**EXERCISE**
Starting with the first line and ending with the line that holds "x_ticks = list(range(2004, 2020, 2))", repeat the material exactly.

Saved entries
>>
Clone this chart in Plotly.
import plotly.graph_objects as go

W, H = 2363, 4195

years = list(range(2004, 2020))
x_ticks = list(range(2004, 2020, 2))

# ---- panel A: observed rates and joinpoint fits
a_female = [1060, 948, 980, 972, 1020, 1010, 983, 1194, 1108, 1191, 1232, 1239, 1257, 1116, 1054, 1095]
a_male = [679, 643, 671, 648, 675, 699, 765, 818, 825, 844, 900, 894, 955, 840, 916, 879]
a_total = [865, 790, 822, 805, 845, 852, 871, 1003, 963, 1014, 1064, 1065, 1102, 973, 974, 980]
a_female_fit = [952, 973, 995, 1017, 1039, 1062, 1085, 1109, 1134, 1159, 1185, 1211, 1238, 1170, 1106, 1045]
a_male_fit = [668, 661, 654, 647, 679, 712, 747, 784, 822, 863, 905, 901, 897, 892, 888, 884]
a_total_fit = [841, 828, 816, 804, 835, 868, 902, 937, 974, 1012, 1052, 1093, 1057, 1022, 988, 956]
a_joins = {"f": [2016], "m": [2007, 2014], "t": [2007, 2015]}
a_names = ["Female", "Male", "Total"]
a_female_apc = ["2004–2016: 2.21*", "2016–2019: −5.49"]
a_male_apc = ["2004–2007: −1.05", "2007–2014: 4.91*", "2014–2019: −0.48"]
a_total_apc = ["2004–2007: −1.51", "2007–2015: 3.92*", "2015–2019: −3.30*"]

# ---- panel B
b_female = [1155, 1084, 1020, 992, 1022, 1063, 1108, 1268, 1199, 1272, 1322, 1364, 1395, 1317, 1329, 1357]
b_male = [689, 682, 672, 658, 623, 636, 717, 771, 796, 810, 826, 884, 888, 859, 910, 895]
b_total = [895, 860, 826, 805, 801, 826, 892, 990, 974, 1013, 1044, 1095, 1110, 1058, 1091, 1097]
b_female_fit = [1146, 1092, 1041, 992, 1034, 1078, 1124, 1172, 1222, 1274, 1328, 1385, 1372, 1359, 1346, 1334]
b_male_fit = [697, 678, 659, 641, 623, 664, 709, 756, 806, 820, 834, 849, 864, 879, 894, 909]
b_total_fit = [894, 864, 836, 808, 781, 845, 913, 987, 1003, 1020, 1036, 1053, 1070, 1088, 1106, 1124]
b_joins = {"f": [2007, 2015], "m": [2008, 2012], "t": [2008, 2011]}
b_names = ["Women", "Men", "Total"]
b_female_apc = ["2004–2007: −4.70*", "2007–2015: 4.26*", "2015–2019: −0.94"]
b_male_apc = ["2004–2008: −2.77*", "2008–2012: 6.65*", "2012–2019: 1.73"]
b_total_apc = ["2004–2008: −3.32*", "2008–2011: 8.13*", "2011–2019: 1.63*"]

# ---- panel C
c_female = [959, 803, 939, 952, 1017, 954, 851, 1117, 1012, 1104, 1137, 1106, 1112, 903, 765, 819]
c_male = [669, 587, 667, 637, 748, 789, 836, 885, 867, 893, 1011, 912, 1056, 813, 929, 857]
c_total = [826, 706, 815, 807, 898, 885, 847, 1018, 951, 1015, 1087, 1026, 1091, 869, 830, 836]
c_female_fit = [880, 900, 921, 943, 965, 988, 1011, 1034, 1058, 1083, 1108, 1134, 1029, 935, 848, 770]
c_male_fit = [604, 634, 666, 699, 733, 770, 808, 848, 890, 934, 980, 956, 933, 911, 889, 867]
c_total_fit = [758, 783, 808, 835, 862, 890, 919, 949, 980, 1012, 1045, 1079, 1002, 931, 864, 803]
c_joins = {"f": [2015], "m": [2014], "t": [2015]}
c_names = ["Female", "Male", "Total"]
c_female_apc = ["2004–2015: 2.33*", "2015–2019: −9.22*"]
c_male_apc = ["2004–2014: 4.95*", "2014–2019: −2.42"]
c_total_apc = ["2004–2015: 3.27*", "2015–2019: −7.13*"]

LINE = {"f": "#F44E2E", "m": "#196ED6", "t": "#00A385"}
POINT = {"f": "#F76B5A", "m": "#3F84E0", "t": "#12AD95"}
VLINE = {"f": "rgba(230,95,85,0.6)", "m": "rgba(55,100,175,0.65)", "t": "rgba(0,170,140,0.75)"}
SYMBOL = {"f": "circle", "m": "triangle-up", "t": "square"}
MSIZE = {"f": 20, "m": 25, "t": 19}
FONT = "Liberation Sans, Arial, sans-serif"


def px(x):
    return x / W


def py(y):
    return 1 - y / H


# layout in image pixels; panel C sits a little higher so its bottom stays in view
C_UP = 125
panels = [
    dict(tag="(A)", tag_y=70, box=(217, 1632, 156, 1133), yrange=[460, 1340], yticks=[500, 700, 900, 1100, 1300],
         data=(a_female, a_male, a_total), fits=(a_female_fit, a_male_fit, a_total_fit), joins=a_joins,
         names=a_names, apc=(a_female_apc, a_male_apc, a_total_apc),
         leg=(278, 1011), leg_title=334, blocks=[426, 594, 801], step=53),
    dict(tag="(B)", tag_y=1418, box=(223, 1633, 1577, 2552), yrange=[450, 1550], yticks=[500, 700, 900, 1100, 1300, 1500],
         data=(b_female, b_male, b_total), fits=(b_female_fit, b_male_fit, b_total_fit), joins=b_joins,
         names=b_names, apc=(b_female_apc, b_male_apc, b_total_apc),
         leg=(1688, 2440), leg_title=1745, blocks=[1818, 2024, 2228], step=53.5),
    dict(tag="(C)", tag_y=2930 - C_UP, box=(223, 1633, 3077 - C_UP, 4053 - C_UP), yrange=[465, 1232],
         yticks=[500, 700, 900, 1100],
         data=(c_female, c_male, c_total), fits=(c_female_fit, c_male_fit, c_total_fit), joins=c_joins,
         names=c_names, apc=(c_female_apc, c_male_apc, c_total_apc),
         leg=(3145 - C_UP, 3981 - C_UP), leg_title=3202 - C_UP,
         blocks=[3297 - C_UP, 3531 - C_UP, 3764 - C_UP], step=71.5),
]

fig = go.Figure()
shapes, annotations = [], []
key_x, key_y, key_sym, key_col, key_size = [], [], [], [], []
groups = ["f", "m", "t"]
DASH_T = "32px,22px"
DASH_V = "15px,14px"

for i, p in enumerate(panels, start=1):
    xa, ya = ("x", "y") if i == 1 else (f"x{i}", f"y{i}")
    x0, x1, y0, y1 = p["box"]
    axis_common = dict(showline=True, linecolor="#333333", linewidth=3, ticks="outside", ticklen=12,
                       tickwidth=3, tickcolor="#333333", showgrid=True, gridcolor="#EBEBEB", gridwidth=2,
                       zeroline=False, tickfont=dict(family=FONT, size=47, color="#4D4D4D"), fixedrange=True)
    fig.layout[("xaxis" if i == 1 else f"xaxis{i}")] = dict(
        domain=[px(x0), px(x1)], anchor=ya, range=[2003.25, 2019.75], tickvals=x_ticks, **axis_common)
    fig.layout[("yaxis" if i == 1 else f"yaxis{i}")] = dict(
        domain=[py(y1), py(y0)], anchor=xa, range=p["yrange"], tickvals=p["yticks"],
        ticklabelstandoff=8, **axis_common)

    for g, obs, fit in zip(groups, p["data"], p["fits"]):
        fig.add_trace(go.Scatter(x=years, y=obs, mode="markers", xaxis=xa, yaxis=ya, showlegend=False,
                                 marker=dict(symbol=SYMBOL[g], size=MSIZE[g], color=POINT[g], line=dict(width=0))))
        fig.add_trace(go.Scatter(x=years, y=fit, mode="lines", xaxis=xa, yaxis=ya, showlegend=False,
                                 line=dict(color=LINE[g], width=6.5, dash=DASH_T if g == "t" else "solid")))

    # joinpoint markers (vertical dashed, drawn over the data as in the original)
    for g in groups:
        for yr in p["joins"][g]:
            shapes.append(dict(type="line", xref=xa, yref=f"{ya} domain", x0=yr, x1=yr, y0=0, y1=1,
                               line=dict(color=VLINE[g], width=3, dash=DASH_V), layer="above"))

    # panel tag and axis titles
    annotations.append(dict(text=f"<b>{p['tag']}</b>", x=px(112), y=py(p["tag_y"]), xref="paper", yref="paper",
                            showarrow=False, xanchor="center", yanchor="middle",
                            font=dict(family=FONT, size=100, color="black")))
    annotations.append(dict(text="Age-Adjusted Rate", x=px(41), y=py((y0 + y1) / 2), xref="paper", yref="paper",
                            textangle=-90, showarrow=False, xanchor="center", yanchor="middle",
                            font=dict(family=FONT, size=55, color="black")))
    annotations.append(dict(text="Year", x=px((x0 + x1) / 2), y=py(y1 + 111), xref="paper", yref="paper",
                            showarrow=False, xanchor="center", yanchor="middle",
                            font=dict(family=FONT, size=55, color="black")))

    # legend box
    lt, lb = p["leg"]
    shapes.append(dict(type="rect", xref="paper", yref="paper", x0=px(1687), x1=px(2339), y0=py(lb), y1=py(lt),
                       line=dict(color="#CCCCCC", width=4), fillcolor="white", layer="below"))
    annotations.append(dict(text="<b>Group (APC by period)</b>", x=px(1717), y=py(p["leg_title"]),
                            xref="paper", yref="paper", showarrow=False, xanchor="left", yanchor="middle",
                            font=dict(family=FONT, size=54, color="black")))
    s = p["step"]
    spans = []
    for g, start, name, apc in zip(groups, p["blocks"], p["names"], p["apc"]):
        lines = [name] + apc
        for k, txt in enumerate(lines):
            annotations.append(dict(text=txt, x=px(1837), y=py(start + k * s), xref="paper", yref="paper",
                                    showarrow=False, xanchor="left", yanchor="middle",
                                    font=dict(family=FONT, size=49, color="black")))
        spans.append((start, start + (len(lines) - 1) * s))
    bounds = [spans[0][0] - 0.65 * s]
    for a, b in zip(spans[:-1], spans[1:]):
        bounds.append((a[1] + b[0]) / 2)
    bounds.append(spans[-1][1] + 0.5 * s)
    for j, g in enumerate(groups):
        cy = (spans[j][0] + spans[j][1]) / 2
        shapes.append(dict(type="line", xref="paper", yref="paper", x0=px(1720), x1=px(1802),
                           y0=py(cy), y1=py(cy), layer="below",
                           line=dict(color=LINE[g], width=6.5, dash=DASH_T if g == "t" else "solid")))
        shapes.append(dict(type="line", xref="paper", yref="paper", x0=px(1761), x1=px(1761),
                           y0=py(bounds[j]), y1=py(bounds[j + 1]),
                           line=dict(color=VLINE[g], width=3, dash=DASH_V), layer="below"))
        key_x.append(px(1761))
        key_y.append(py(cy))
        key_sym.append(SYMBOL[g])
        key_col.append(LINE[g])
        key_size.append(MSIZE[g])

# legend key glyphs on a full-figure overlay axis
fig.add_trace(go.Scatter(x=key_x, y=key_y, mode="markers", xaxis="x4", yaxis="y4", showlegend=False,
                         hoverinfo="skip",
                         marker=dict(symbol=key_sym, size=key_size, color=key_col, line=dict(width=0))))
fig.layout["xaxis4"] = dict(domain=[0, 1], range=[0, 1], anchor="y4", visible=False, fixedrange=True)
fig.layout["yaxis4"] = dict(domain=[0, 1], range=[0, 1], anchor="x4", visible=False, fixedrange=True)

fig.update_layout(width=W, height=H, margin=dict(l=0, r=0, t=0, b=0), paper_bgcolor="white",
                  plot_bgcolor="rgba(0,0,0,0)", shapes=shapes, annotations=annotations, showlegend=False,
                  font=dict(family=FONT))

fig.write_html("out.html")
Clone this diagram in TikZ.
<<
**EXERCISE ANSWER**
Clone this chart in Plotly.
import plotly.graph_objects as go

W, H = 2363, 4195

years = list(range(2004, 2020))
x_ticks = list(range(2004, 2020, 2))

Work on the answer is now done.